Grape pickers have a lot of ground to cover; the 72-hectare estate features 11 vineyards. Native varieties bellone, malvasia puntinata and cesanese are made under the Roma DOC and Lazio IGP designations, and as part of my tour of the vineyard (from €35/£30pp) I’m lucky enough to sample wines made from these blends.
One of them, Core, is a fruity, fresh and herbal white wine, and a delicious accompaniment to bread dunked in Tenimenti Leone’s own-grown olive oil. For years, the winery was a fruit and veg farm ran by monks, who stored their produce in ancient caves underground.
Ancient architecture
From caves to churches, Castelli Romani is an area renowned for its ancient architecture. The picturesque town of Castel Gandolfo, by Lake Albano, is a shrine to the work of Baroque architect Gian Lorenzo Bernini.
Piazza della Libertà, the town’s main square, is the perfect place to sit at an outdoor cafe and sip an espresso.
I watch villagers hop off their bicycles and stop to drink from the fountain, before heading to the large church of Collegiata di S. Tommaso da Villanova looming over the square.
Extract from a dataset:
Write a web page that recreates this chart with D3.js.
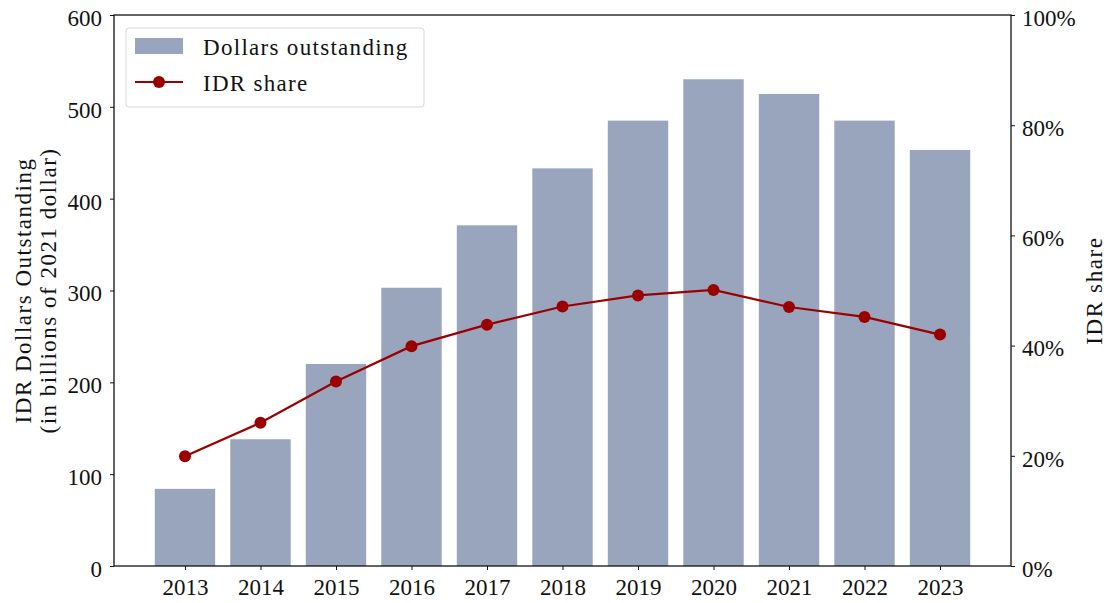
<!DOCTYPE html>
<html>
<head>
<meta charset="utf-8">
<script src="https://cdn.jsdelivr.net/npm/d3@7"></script>
<style>
  html, body { margin: 0; padding: 0; background: #fff; }
  svg text { font-family: "Liberation Serif", "DejaVu Serif", serif; fill: #111; }
</style>
</head>
<body>
<svg id="chart" width="1110" height="603"></svg>
<script>
// IDR dollars outstanding (billions of 2021 dollars) and IDR share, 2013–2023
const years = ["2013","2014","2015","2016","2017","2018","2019","2020","2021","2022","2023"];
const dollarsOutstanding = [84, 138, 220, 303, 371, 433, 485, 530, 514, 485, 453];
const idrShare = [0.199, 0.260, 0.335, 0.399, 0.438, 0.471, 0.491, 0.501, 0.470, 0.452, 0.420];
const leftTicks = [0, 100, 200, 300, 400, 500, 600];
const rightTicks = [0, 0.2, 0.4, 0.6, 0.8, 1.0];

const svg = d3.select("#chart");
const W = 1110, H = 603;
const margin = { left: 114, right: 99, top: 15, bottom: 37 };
const x0 = margin.left, x1 = W - margin.right;
const y0 = H - margin.bottom, y1 = margin.top;

// Category index scale: bar width 0.8 with 5% padding on each side
const n = years.length;
const pad = 0.4 + 0.05 * (n - 1 + 0.8);
const idx = d3.scaleLinear().domain([-pad, n - 1 + pad]).range([x0, x1]);
const yL = d3.scaleLinear().domain([0, 600]).range([y0, y1]);
const yR = d3.scaleLinear().domain([0, 1]).range([y0, y1]);
const bw = idx(0.8) - idx(0);

const barColor = "#99a5bd";
const lineColor = "#9b0000";

// Bars
svg.append("g").selectAll("rect").data(years).join("rect")
  .attr("x", (d, i) => idx(i) - bw / 2)
  .attr("y", (d, i) => yL(dollarsOutstanding[i]))
  .attr("width", bw)
  .attr("height", (d, i) => yL(0) - yL(dollarsOutstanding[i]))
  .attr("fill", barColor);

// Share line with markers
const line = d3.line().x((d, i) => idx(i)).y(d => yR(d));
svg.append("path").datum(idrShare)
  .attr("d", line).attr("fill", "none")
  .attr("stroke", lineColor).attr("stroke-width", 2.2);
svg.append("g").selectAll("circle").data(idrShare).join("circle")
  .attr("cx", (d, i) => idx(i)).attr("cy", d => yR(d)).attr("r", 6)
  .attr("fill", lineColor);

// Axes
const fs = 23;
const xAxis = d3.axisBottom(idx).tickValues(d3.range(n)).tickFormat(i => years[i])
  .tickSizeOuter(0).tickSize(4).tickPadding(9);
const gx = svg.append("g").attr("transform", `translate(0,${y0})`).call(xAxis);
const leftAxis = d3.axisLeft(yL).tickValues(leftTicks).tickSizeOuter(0).tickSize(4).tickPadding(8);
const gl = svg.append("g").attr("transform", `translate(${x0},0)`).call(leftAxis);
const rightAxis = d3.axisRight(yR).tickValues(rightTicks).tickFormat(d3.format(".0%"))
  .tickSizeOuter(0).tickSize(4).tickPadding(7);
const gr = svg.append("g").attr("transform", `translate(${x1},0)`).call(rightAxis);
[gx, gl, gr].forEach(g => {
  g.selectAll("text").style("font-size", fs + "px").attr("fill", "#111");
  g.selectAll("line").attr("stroke", "#111").attr("stroke-width", 1);
  g.select(".domain").remove();
});
gl.selectAll("text").attr("dy", "0.45em");
gr.selectAll("text").attr("dy", "0.45em");

// Frame
svg.append("rect").attr("x", x0).attr("y", y1).attr("width", x1 - x0).attr("height", y0 - y1)
  .attr("fill", "none").attr("stroke", "#111").attr("stroke-width", 1.3);

// Axis titles
const ym = (y0 + y1) / 2;
const lt = svg.append("text").attr("transform", `translate(31,${ym}) rotate(-90)`)
  .attr("text-anchor", "middle").style("font-size", "23px").style("letter-spacing", "1.5px");
lt.append("tspan").attr("x", 0).attr("dy", 0).text("IDR Dollars Outstanding");
lt.append("tspan").attr("x", 0).attr("dy", 25).text("(in billions of 2021 dollar)");
svg.append("text").attr("transform", `translate(1102,${ym}) rotate(-90)`)
  .attr("text-anchor", "middle").style("font-size", "23px").style("letter-spacing", "1.6px")
  .text("IDR share");

// Legend
const lg = svg.append("g");
lg.append("rect").attr("x", 126).attr("y", 28).attr("width", 298).attr("height", 79).attr("rx", 3)
  .attr("fill", "#fff").attr("fill-opacity", 0.8).attr("stroke", "#d9d9d9").attr("stroke-width", 1);
lg.append("rect").attr("x", 135).attr("y", 38).attr("width", 48).attr("height", 16).attr("fill", barColor);
lg.append("text").attr("x", 203).attr("y", 55).style("font-size", "23px").style("letter-spacing", "1.3px")
  .text("Dollars outstanding");
lg.append("line").attr("x1", 135).attr("x2", 183).attr("y1", 82).attr("y2", 82)
  .attr("stroke", lineColor).attr("stroke-width", 2.2);
lg.append("circle").attr("cx", 159).attr("cy", 82).attr("r", 6).attr("fill", lineColor);
lg.append("text").attr("x", 203).attr("y", 91).style("font-size", "23px").style("letter-spacing", "1.3px")
  .text("IDR share");
</script>
</body>
</html>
Inside, in typical Bernini style, it’s a marvel of white arches gilded in gold and colourful religious artworks.
Roman holiday
But it’s not just these villages that bear Bernini’s work – he also turned his hand to some of Rome’s most iconic landmarks, such as the Spanish Steps, St Peter’s Basilica, and the Trevi Fountain.
Witnessing these awe-inspiring, historical works of art is enough reason to book a trip to Rome, but it’s true that the hot spots can become breathlessly jammed with throngs of tourists – especially during the peak summer season.
Visiting in spring and autumn is ideal – being sure to avoid religious holidays. Shoulder season also ensures you won’t be a victim of the searing heat gripping hold of southern Europe in July and August. Even in mid-May, at a steady 26C, things are getting toasty.
But by following in the footsteps of Italy’s many wise popes, a heavenly, hillside destination awaits.
How to plan your trip
ITA Airways (ita-airways.com) operate a new nonstop route between Rome–Fiumicino Airport (FCO) to London City Airport (LCY), with business class available. Flights also available from Manchester, Bristol, Newcastle and Glasgow.